Well it's all theoretical since you need more data, like ME3's advertising budget vs other games etc. My belief if you advertise a strong concept and people flock around it. Now it might be true that the concept does not matter. But on the other hand, games that do well have a fairly standard message. Anything else I see as a risk, that's upto the individual publisher to take or not.
Until someone tries it , we just won't know. But I found the fact that ME3 had less people playing FShep, despite her being an advertised option vs not being an advertised option interesting.
That to me would suggest that your female targeted advertising either failed, or attracted people who would rather play MShep. If the goal was to increase the % of female gamers to ME3. That did not happen.
Exactly.
Ben Kuchera did a breakdown to show that games that feature female protagonists tend to not get as much advertising money as others.
You're now using the same arguments he made to show that female protagonists are unfairly chastized by the industry, except now to validate that we shouldn't read too much into the data because they don't support your world view.
My point: there's a lot of confounding variables. It's nice to see you recognize them, even if I disagree with the direction you are taking it in.
But until that actually translates into spending, then I see no reason to change position.
And this is an example of both privilege and institutionalized discrimination. You're saying that there's no reason to change direction unless women show that they're willing to go and play things with other characters that don't interest them first. It's a self-fulfilling prophecy (and has already come up several times in this thread before you decided to restate it).

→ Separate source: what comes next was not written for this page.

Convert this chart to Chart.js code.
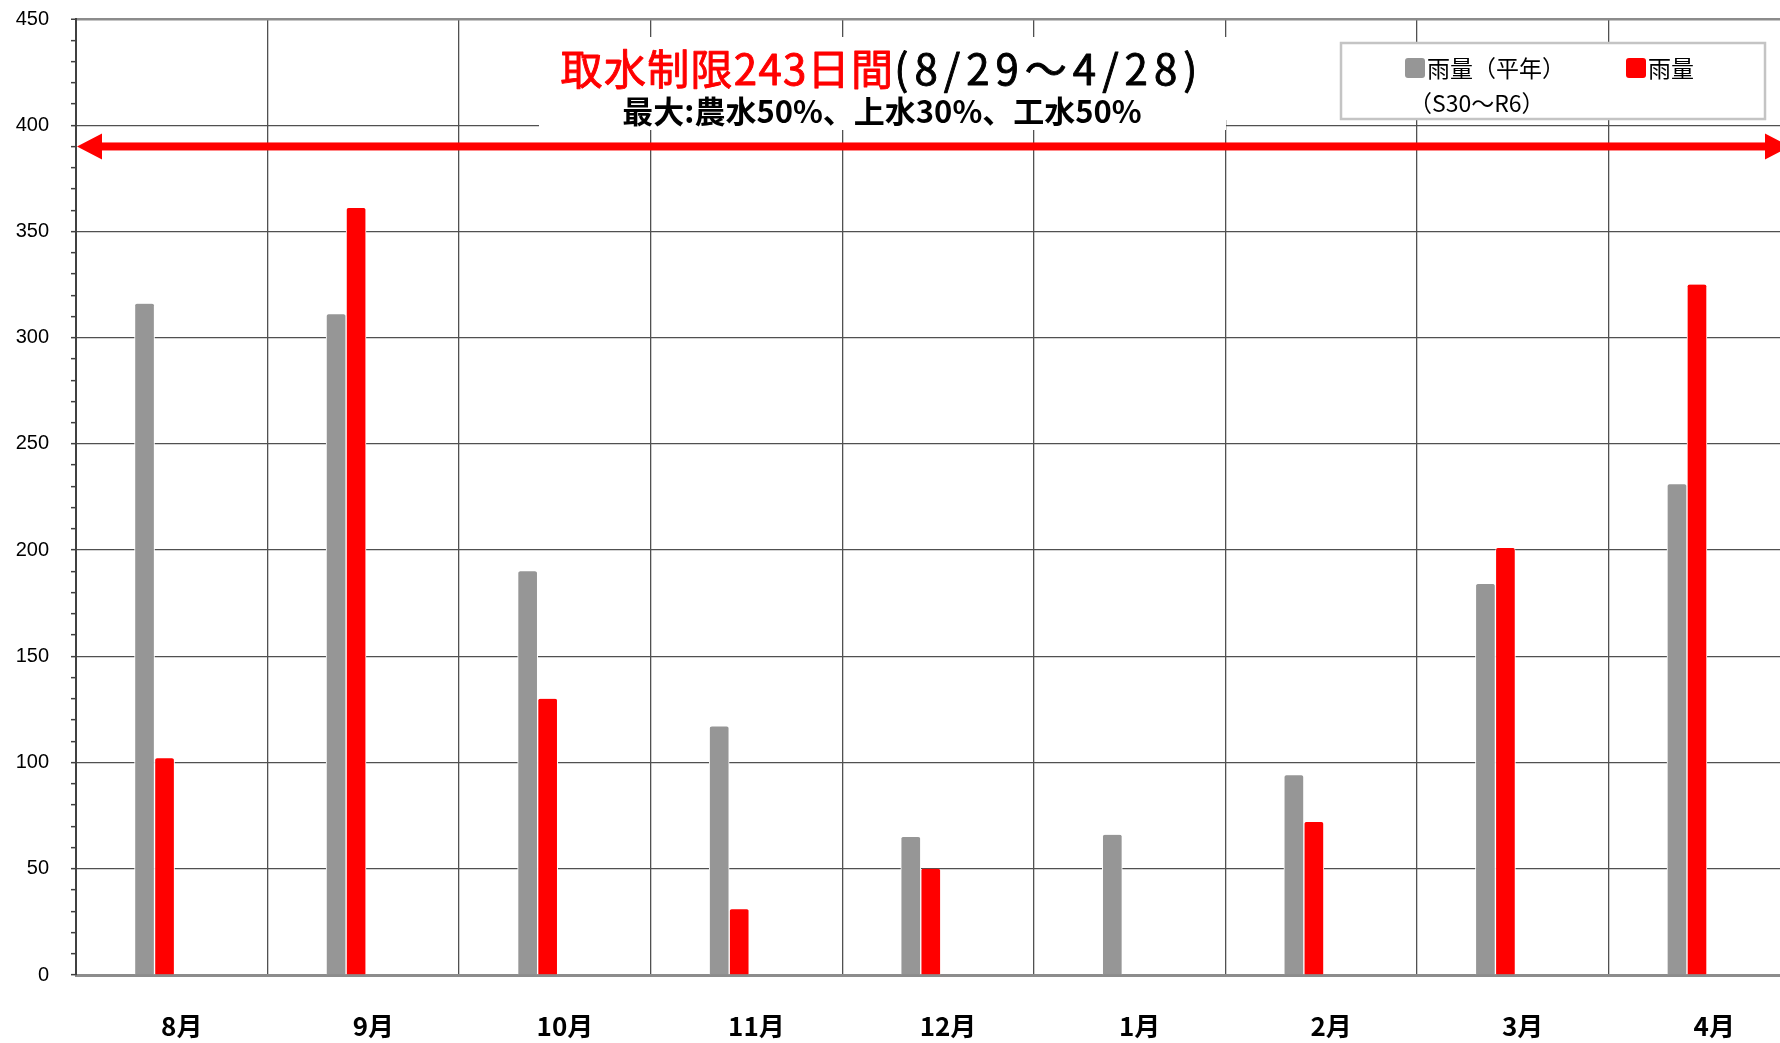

Gaming used to be a family thing, then there was an epic video game crash. Nintendo (in particular) did an excellent job of marketing "toys for boys" with their NES, and focused it as being a young male activity. There's a host of other problematic, systemic issues.
But you're at the point of now saying "I'd rather they continue catering to me unless a lot of women decide to show that it's a good idea to do otherwise." Because it comes at zero cost to you, and all the cost on the disenfranchised group.
It should be safe to conclude even though the sales went up the target advertising failed.
The game had a FemShep trailer and, by your own words, sales were unaffacted (in fact they went up). It should be safe to conclude that the target advertising didn't have an impact.
Even IF it was "male fantasy," the fact remains, the sales still went up.
(on a final note, when you say ME3 is the best seller, what are you comparing against?)